• **Task statement**:
Go through the entries one line at a time, and gather every line that has the word "this".

---------- Material provided ----------

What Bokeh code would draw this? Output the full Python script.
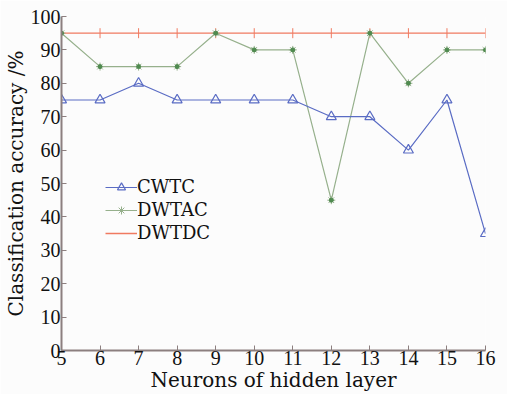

----------
---------- Material provided ----------

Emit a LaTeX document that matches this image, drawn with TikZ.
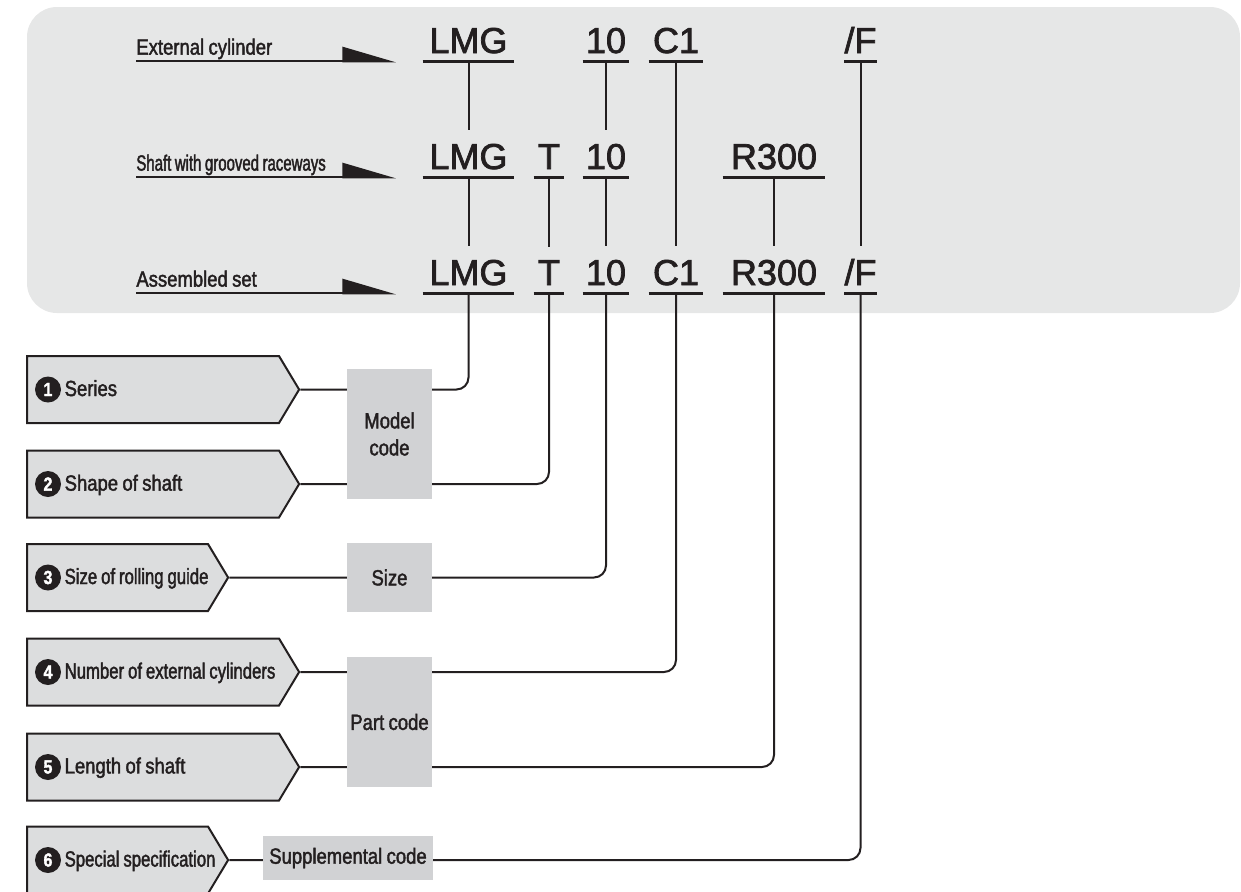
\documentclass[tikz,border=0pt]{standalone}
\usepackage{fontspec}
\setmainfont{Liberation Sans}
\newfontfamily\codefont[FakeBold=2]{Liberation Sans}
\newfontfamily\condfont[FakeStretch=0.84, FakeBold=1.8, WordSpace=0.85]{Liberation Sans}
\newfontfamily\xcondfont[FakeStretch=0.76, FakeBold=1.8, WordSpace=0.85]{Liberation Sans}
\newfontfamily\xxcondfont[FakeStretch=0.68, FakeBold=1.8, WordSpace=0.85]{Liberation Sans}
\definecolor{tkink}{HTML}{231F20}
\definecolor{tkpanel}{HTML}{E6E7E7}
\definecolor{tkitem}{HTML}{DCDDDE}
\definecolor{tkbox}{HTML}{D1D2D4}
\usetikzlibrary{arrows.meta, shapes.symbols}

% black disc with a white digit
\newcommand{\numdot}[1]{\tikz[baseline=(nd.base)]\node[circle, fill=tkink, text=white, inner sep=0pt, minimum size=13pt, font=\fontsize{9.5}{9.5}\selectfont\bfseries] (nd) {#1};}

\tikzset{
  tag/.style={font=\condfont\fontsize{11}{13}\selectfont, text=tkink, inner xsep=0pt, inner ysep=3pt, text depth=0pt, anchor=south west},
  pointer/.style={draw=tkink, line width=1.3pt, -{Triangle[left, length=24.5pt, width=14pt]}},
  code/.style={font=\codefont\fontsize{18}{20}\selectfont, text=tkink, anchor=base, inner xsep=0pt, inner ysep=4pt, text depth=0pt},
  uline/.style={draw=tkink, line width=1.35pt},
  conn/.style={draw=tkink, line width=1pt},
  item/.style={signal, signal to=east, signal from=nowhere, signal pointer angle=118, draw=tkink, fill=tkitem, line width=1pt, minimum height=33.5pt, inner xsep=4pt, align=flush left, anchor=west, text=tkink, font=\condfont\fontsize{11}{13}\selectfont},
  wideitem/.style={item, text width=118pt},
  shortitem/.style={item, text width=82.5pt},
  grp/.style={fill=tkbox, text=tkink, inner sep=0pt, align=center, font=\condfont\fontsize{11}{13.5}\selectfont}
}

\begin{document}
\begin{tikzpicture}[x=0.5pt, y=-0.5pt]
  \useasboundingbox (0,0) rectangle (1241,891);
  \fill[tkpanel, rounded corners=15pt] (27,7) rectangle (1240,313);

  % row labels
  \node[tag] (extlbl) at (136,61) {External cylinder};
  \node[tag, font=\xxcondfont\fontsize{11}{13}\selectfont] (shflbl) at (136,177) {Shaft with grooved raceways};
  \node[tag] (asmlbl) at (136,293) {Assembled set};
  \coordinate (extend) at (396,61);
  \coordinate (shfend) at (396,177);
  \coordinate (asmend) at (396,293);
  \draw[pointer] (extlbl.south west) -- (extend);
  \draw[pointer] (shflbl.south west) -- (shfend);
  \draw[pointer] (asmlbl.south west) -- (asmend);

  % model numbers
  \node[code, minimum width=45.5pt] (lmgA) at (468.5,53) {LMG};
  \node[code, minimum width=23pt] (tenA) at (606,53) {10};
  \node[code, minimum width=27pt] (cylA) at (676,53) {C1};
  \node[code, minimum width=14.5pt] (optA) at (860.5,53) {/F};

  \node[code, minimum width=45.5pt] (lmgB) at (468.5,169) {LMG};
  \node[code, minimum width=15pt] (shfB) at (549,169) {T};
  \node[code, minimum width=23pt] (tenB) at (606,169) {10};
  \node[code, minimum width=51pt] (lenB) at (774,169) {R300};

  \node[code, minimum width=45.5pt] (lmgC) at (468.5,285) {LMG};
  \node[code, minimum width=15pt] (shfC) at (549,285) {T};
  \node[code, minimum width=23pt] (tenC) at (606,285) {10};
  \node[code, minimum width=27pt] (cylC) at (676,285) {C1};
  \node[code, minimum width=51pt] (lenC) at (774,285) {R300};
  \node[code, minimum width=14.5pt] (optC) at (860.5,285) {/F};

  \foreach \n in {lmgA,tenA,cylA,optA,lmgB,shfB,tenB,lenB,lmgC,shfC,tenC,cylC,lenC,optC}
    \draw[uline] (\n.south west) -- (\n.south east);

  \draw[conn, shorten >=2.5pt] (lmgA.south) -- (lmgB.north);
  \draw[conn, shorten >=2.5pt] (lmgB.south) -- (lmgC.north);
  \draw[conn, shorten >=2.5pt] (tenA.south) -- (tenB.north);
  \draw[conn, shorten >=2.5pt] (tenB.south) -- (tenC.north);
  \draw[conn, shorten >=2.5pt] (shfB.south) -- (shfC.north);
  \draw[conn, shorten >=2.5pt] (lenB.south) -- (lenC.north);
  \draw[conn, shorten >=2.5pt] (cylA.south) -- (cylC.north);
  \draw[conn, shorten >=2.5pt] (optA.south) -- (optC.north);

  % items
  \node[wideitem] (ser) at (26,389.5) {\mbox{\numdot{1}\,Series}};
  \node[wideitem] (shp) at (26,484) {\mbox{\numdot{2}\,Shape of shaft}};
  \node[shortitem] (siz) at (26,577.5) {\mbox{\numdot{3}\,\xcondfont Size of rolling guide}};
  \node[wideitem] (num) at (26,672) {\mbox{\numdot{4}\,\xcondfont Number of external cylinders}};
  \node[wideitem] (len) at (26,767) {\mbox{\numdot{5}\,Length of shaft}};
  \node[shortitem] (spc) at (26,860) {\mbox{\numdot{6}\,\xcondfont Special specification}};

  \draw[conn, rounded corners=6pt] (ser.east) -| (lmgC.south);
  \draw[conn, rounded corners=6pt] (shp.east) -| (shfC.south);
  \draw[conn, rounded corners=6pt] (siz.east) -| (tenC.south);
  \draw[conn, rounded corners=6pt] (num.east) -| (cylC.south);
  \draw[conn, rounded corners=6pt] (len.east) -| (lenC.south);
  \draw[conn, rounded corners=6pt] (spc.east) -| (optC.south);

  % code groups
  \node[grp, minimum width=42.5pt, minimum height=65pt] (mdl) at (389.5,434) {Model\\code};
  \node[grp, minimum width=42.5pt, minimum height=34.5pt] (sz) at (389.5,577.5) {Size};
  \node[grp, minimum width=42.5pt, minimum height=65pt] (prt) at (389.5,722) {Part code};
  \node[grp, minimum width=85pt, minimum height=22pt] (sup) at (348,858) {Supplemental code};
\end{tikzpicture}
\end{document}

----------
---------- Material provided ----------

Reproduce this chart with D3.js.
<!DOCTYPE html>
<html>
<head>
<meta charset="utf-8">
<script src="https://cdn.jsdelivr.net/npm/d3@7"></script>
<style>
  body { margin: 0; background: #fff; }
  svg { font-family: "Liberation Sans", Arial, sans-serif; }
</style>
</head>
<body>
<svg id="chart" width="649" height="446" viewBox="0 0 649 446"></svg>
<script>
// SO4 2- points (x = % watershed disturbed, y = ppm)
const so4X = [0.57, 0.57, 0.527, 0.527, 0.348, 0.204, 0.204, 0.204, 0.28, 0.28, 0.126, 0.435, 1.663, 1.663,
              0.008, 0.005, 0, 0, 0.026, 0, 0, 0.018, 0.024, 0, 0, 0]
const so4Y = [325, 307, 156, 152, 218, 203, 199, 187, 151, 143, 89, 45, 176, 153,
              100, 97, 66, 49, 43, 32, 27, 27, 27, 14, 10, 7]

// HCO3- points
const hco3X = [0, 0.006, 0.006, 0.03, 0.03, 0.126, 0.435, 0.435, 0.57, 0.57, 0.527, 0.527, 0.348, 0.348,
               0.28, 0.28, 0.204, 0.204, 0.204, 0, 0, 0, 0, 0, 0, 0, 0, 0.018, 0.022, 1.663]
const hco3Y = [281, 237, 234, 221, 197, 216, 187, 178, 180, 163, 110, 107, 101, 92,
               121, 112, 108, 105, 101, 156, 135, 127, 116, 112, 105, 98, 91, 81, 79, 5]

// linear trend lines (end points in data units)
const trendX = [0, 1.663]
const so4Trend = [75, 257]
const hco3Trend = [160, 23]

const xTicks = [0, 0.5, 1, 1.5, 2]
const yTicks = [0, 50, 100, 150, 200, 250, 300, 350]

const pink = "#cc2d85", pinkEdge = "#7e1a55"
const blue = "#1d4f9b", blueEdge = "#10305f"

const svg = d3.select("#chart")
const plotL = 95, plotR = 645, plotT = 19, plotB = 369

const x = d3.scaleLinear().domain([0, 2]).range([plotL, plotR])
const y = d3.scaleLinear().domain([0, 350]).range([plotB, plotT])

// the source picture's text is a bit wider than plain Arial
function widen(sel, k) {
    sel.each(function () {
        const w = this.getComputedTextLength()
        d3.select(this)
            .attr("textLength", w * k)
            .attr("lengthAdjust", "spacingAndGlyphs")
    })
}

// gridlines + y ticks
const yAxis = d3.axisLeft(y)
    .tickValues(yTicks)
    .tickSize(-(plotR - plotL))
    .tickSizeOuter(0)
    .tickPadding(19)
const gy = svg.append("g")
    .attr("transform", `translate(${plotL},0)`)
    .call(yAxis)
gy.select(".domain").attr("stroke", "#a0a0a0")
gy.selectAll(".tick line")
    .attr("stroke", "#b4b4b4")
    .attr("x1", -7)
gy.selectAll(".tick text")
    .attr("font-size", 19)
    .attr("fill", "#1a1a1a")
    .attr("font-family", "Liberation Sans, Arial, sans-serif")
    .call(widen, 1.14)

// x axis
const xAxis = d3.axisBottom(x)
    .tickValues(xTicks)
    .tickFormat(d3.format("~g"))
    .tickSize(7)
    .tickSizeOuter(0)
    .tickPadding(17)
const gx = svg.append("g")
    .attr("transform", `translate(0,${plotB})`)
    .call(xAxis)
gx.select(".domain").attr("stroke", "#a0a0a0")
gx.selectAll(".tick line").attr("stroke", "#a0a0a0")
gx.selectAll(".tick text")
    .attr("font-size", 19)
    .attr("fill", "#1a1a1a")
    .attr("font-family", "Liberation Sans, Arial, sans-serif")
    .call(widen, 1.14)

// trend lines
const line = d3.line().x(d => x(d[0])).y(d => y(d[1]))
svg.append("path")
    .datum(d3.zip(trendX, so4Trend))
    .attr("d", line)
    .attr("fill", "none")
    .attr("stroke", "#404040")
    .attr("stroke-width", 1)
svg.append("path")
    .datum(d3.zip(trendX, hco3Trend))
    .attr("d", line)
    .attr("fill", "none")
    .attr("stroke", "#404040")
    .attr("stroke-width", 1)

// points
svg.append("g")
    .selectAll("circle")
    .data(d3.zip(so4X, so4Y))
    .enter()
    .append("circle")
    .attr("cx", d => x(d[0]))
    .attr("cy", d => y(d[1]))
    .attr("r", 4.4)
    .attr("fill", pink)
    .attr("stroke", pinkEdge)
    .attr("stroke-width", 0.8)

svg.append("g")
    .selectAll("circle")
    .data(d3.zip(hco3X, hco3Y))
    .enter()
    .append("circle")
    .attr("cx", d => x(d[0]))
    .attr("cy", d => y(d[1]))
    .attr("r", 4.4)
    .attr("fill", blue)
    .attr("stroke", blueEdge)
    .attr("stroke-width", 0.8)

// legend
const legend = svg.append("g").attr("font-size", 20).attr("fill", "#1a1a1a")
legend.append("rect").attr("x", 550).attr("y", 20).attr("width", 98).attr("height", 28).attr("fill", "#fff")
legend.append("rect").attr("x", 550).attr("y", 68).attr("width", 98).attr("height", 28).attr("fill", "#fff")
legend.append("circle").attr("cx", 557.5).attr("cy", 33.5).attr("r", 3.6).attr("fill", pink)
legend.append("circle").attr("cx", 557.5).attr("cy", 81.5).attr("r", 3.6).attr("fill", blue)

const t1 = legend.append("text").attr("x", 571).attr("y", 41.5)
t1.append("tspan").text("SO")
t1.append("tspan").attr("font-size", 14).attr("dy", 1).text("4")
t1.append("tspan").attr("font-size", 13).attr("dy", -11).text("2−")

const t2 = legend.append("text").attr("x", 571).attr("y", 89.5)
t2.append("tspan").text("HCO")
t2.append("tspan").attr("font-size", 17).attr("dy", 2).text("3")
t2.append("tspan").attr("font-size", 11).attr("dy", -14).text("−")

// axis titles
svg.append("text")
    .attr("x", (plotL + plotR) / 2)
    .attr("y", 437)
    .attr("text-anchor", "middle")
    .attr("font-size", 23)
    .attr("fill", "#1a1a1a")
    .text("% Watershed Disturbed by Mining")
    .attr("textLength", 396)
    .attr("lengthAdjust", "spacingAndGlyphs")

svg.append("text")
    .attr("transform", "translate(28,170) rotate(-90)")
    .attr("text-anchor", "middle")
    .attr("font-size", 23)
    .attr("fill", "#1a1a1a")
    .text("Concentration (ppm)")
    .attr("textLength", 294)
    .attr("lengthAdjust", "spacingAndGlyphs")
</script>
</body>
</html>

----------

• **Written answer**:
What Bokeh code would draw this? Output the full Python script.
Emit a LaTeX document that matches this image, drawn with TikZ.
Reproduce this chart with D3.js.
        const w = this.getComputedTextLength()
        d3.select(this)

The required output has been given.